■ Aim of the task: Starting from the line that contains "Clone this diagram in TikZ.", copy every line exactly until the line that contains "(patient.east) -| (ivrs.south);", which is also included.
── Record extracts ──
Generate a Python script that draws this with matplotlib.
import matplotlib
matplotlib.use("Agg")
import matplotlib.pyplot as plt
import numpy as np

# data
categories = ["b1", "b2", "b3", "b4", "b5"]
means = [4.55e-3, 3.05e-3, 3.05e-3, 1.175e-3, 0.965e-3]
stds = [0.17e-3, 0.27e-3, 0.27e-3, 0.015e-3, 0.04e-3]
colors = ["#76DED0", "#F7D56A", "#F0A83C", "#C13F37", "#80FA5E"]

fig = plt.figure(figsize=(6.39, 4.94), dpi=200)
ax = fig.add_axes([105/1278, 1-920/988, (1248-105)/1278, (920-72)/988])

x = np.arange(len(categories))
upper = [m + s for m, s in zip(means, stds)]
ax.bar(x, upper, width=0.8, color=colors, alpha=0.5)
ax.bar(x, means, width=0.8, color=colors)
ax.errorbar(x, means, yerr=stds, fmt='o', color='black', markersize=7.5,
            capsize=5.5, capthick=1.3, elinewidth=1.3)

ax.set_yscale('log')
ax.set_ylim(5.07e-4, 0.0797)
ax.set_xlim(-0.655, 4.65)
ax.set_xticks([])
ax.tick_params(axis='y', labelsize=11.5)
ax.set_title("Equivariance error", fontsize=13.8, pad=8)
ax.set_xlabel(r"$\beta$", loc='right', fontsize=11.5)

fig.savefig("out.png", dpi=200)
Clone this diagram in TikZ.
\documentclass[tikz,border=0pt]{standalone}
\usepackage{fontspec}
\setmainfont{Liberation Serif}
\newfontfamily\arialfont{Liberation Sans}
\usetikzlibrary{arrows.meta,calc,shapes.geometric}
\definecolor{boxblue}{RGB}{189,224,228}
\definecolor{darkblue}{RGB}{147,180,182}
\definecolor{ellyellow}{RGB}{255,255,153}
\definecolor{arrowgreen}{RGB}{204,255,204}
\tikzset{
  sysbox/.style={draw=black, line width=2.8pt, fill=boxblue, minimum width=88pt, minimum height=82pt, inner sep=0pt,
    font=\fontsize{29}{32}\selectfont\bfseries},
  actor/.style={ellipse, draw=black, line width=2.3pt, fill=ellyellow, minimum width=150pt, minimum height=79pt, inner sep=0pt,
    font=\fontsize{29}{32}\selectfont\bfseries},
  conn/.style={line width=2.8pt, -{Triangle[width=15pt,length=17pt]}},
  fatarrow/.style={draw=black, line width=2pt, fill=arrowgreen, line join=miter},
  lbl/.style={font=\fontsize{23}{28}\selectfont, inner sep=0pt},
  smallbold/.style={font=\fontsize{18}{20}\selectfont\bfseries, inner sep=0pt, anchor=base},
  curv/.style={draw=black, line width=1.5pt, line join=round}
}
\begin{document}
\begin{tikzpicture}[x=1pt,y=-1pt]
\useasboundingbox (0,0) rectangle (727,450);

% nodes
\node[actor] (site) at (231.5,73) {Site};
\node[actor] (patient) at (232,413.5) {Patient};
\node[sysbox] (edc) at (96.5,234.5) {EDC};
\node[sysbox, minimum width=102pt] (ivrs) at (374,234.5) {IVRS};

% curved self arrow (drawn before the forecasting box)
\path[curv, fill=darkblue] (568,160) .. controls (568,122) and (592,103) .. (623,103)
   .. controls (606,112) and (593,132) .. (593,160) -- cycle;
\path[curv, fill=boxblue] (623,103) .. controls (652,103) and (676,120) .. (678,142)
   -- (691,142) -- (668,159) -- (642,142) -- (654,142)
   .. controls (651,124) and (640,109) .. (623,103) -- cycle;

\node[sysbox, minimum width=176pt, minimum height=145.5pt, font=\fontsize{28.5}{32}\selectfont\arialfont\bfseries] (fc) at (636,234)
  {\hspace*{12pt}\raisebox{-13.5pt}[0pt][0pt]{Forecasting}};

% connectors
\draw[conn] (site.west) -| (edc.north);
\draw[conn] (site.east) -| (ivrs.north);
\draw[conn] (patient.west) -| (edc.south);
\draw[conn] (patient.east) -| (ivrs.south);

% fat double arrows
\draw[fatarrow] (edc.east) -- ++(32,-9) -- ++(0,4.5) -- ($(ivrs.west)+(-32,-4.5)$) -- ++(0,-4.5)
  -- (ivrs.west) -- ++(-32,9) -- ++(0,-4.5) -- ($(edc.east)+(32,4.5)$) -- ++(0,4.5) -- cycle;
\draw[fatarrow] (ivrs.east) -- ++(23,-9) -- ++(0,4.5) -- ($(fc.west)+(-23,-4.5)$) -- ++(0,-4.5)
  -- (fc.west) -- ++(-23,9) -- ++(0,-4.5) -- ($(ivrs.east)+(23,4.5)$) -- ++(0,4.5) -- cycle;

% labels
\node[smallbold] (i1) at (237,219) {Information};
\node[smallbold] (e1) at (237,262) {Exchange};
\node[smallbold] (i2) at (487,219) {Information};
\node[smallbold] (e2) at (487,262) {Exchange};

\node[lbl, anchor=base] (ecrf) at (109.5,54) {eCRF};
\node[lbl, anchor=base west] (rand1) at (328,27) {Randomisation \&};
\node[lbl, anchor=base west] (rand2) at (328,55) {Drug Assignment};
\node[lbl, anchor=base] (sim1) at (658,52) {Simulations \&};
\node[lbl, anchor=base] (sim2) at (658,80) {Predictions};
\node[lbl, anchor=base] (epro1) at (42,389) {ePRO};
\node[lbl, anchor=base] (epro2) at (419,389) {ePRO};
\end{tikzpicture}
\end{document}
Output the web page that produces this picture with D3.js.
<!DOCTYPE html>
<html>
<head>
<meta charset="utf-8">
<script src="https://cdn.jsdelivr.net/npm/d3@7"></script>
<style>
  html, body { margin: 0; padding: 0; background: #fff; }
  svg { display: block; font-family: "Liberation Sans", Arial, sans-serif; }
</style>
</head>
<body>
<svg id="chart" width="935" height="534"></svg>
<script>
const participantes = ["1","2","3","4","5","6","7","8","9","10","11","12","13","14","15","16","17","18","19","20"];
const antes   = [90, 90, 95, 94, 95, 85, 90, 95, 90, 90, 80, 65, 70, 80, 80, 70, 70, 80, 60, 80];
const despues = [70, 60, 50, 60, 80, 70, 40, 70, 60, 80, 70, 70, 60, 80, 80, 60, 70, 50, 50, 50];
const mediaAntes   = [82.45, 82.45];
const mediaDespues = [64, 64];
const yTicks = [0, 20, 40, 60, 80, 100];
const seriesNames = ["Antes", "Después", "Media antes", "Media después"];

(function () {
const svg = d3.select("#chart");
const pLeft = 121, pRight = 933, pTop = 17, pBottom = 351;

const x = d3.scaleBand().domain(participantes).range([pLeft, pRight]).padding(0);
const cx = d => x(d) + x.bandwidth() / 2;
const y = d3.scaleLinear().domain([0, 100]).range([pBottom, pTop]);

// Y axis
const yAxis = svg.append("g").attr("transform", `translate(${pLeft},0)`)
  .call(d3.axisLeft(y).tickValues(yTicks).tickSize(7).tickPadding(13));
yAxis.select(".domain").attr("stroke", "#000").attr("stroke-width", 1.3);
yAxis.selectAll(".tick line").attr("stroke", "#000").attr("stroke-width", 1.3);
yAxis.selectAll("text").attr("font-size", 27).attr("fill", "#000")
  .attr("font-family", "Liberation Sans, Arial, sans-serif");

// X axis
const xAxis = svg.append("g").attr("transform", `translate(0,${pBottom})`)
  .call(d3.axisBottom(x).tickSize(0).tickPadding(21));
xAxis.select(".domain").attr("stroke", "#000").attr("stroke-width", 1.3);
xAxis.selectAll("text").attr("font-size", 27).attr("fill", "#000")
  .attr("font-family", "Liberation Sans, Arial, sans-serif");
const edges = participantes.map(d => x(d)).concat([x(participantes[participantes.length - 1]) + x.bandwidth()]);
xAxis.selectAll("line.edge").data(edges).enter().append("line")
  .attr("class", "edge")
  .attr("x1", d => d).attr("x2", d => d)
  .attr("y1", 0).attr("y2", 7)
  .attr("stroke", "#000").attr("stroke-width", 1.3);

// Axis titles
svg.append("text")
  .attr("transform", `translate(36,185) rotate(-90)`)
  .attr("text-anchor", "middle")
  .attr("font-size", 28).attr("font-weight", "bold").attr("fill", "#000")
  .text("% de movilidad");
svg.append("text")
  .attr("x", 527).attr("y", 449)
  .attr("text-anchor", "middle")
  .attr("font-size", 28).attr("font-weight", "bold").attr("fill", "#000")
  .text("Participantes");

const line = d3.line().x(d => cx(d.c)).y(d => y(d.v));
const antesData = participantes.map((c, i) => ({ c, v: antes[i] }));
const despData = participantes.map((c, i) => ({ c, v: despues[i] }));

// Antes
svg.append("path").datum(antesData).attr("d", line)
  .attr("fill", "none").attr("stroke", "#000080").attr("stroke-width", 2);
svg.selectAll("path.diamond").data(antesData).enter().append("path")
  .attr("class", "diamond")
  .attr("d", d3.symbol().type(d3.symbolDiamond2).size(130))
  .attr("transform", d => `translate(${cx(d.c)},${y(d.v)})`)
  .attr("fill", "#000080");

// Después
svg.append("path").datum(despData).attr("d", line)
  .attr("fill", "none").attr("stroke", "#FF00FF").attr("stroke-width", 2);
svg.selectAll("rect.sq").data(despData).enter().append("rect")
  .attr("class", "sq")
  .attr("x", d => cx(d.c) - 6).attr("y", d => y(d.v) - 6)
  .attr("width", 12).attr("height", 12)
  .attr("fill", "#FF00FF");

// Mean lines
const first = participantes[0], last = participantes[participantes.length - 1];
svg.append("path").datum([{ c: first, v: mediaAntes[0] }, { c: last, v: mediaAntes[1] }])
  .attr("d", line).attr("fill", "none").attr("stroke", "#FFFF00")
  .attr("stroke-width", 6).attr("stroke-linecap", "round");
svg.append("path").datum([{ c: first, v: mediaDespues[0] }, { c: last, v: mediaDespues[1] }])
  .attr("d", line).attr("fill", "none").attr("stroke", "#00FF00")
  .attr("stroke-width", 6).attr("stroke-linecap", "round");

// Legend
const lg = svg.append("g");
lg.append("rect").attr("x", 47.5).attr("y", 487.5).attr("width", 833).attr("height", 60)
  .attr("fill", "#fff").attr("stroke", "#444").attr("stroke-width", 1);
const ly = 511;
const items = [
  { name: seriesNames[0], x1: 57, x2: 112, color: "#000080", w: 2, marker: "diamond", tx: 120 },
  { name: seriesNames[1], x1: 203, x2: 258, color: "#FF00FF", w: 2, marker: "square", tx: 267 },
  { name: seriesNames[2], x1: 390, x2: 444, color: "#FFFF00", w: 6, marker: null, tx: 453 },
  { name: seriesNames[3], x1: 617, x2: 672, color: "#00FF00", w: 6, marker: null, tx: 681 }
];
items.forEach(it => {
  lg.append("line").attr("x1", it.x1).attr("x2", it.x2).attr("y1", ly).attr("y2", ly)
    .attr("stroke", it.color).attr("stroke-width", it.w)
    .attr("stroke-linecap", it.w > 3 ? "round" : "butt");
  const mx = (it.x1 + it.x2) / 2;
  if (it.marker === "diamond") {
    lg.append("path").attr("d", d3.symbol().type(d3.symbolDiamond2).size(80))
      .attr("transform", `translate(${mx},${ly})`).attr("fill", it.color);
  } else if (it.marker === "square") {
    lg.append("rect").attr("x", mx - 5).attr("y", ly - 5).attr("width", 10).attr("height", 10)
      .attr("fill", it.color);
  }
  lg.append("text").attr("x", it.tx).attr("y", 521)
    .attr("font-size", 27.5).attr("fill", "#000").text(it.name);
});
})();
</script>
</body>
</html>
───
■ Final result:
Clone this diagram in TikZ.
\documentclass[tikz,border=0pt]{standalone}
\usepackage{fontspec}
\setmainfont{Liberation Serif}
\newfontfamily\arialfont{Liberation Sans}
\usetikzlibrary{arrows.meta,calc,shapes.geometric}
\definecolor{boxblue}{RGB}{189,224,228}
\definecolor{darkblue}{RGB}{147,180,182}
\definecolor{ellyellow}{RGB}{255,255,153}
\definecolor{arrowgreen}{RGB}{204,255,204}
\tikzset{
  sysbox/.style={draw=black, line width=2.8pt, fill=boxblue, minimum width=88pt, minimum height=82pt, inner sep=0pt,
    font=\fontsize{29}{32}\selectfont\bfseries},
  actor/.style={ellipse, draw=black, line width=2.3pt, fill=ellyellow, minimum width=150pt, minimum height=79pt, inner sep=0pt,
    font=\fontsize{29}{32}\selectfont\bfseries},
  conn/.style={line width=2.8pt, -{Triangle[width=15pt,length=17pt]}},
  fatarrow/.style={draw=black, line width=2pt, fill=arrowgreen, line join=miter},
  lbl/.style={font=\fontsize{23}{28}\selectfont, inner sep=0pt},
  smallbold/.style={font=\fontsize{18}{20}\selectfont\bfseries, inner sep=0pt, anchor=base},
  curv/.style={draw=black, line width=1.5pt, line join=round}
}
\begin{document}
\begin{tikzpicture}[x=1pt,y=-1pt]
\useasboundingbox (0,0) rectangle (727,450);

% nodes
\node[actor] (site) at (231.5,73) {Site};
\node[actor] (patient) at (232,413.5) {Patient};
\node[sysbox] (edc) at (96.5,234.5) {EDC};
\node[sysbox, minimum width=102pt] (ivrs) at (374,234.5) {IVRS};

% curved self arrow (drawn before the forecasting box)
\path[curv, fill=darkblue] (568,160) .. controls (568,122) and (592,103) .. (623,103)
   .. controls (606,112) and (593,132) .. (593,160) -- cycle;
\path[curv, fill=boxblue] (623,103) .. controls (652,103) and (676,120) .. (678,142)
   -- (691,142) -- (668,159) -- (642,142) -- (654,142)
   .. controls (651,124) and (640,109) .. (623,103) -- cycle;

\node[sysbox, minimum width=176pt, minimum height=145.5pt, font=\fontsize{28.5}{32}\selectfont\arialfont\bfseries] (fc) at (636,234)
  {\hspace*{12pt}\raisebox{-13.5pt}[0pt][0pt]{Forecasting}};

% connectors
\draw[conn] (site.west) -| (edc.north);
\draw[conn] (site.east) -| (ivrs.north);
\draw[conn] (patient.west) -| (edc.south);
\draw[conn] (patient.east) -| (ivrs.south);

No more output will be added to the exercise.